Accumulating evidence suggests that ASCs may favor tumor progression by autocrine and paracrine signaling in different transplanted and metastatic tumor models. However, the interaction mechanism between ASCs and breast cancer in the tumor microenvironment remains to be determined. One limitation of our current study is the lack of continuous observation and cell tracking to discriminate different cell types and illuminate the specific role of cells in tumor angiogenesis in every group. Moreover, human tissue-derived c-Kit+ ASCs are needed to prove the function of c-Kit+ ASCs in breast cancer progression.

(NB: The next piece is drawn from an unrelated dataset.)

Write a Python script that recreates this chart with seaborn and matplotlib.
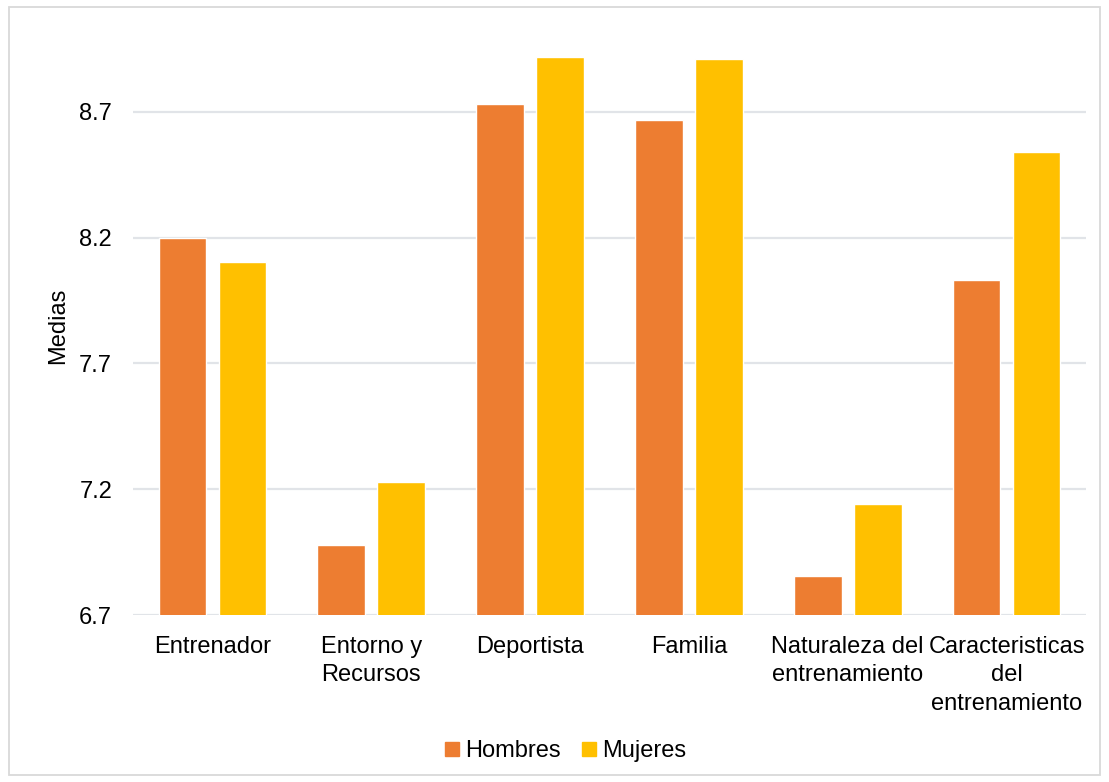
import matplotlib
matplotlib.use("Agg")
import matplotlib.pyplot as plt
from matplotlib.patches import Rectangle
from matplotlib.lines import Line2D
import seaborn as sns
import pandas as pd

# Mean scores by dimension and sex
categories = [
    "Entrenador",
    "Entorno y\nRecursos",
    "Deportista",
    "Familia",
    "Naturaleza del\nentrenamiento",
    "Caracteristicas\ndel\nentrenamiento",
]
hombres = [8.20, 6.98, 8.73, 8.67, 6.855, 8.03]
mujeres = [8.105, 7.23, 8.92, 8.91, 7.14, 8.54]
series_names = ["Hombres", "Mujeres"]
y_ticks = [6.7, 7.2, 7.7, 8.2, 8.7]

colors = {"Hombres": "#ED7D31", "Mujeres": "#FFC000"}
grid_color = "#E1E4E8"

df = pd.DataFrame({
    "categoria": categories * 2,
    "media": hombres + mujeres,
    "sexo": [series_names[0]] * len(categories) + [series_names[1]] * len(categories),
})

sns.set_theme(style="white")
plt.rcParams["font.family"] = ["Liberation Sans", "DejaVu Sans"]
plt.rcParams["font.size"] = 17
plt.rcParams["text.color"] = "black"
plt.rcParams["axes.labelcolor"] = "black"

W, H = 1109, 782
fig = plt.figure(figsize=(W / 100, H / 100), dpi=100)
ax = fig.add_axes([133 / W, 167 / H, (1086 - 133) / W, (615 - 36.5) / H])

sns.barplot(
    data=df, x="categoria", y="media", hue="sexo", order=categories,
    hue_order=series_names, palette=colors, width=0.756, gap=0.206,
    saturation=1, errorbar=None, legend=False, ax=ax,
)

ax.set_ylim(6.7, 9.0)
ax.set_xlim(-0.5, len(categories) - 0.5)
ax.set_yticks(y_ticks)
ax.set_yticklabels([f"{v:.1f}" for v in y_ticks])
for v in y_ticks:
    ax.axhline(v, color=grid_color, lw=1.6, zorder=0)
ax.set_axisbelow(True)

for s in ax.spines.values():
    s.set_visible(False)

ax.tick_params(axis="both", length=0, labelsize=17, colors="#000000")
ax.tick_params(axis="x", pad=15)
ax.tick_params(axis="y", pad=15)
for lbl in ax.get_xticklabels():
    lbl.set_linespacing(1.38)
    lbl.set_horizontalalignment("center")

ax.set_xlabel("")
ax.set_ylabel("Medias", fontsize=17, labelpad=7, color="black")

handles = [
    Line2D([], [], marker="s", linestyle="none", markersize=10,
           markerfacecolor=colors[n], markeredgecolor=colors[n])
    for n in series_names
]
fig.legend(handles, series_names, loc="center", bbox_to_anchor=(564 / W, 1 - 751 / H),
           ncol=2, frameon=False, fontsize=17, handletextpad=0.1,
           columnspacing=0.75, handlelength=0.9)

# Chart frame
fig.patches.append(Rectangle((9 / W, 7 / H), (1100 - 9) / W, (775 - 7) / H,
                             transform=fig.transFigure, fill=False,
                             edgecolor="#D9D9D9", lw=1.3))

fig.savefig("out.png", dpi=100, facecolor="white")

In addition, multicenter clinical outcomes based on an adequate follow-up of breast cancer patients with an autologous fat graft are needed to compare c-Kit+ ASCs with other subpopulations of ASCs.
In conclusion, c-Kit+ ASCs can promote the tumor angiogenesis and growth of breast cancer by recruiting EPCs via a synergistic effect of c-Kit and IL-3. Our findings suggest that identification of different phenotypes of ASCs may be required in reconstructive efforts with stem cell-enhanced fat grafting. Furthermore, c-Kit+ ASCs should be avoided for use in breast reconstruction.
Conflicts of Interest
The authors declare that they have no conflicts of interest.
This work was supported by the Doctorial Innovation Fund of Harbin Medical University.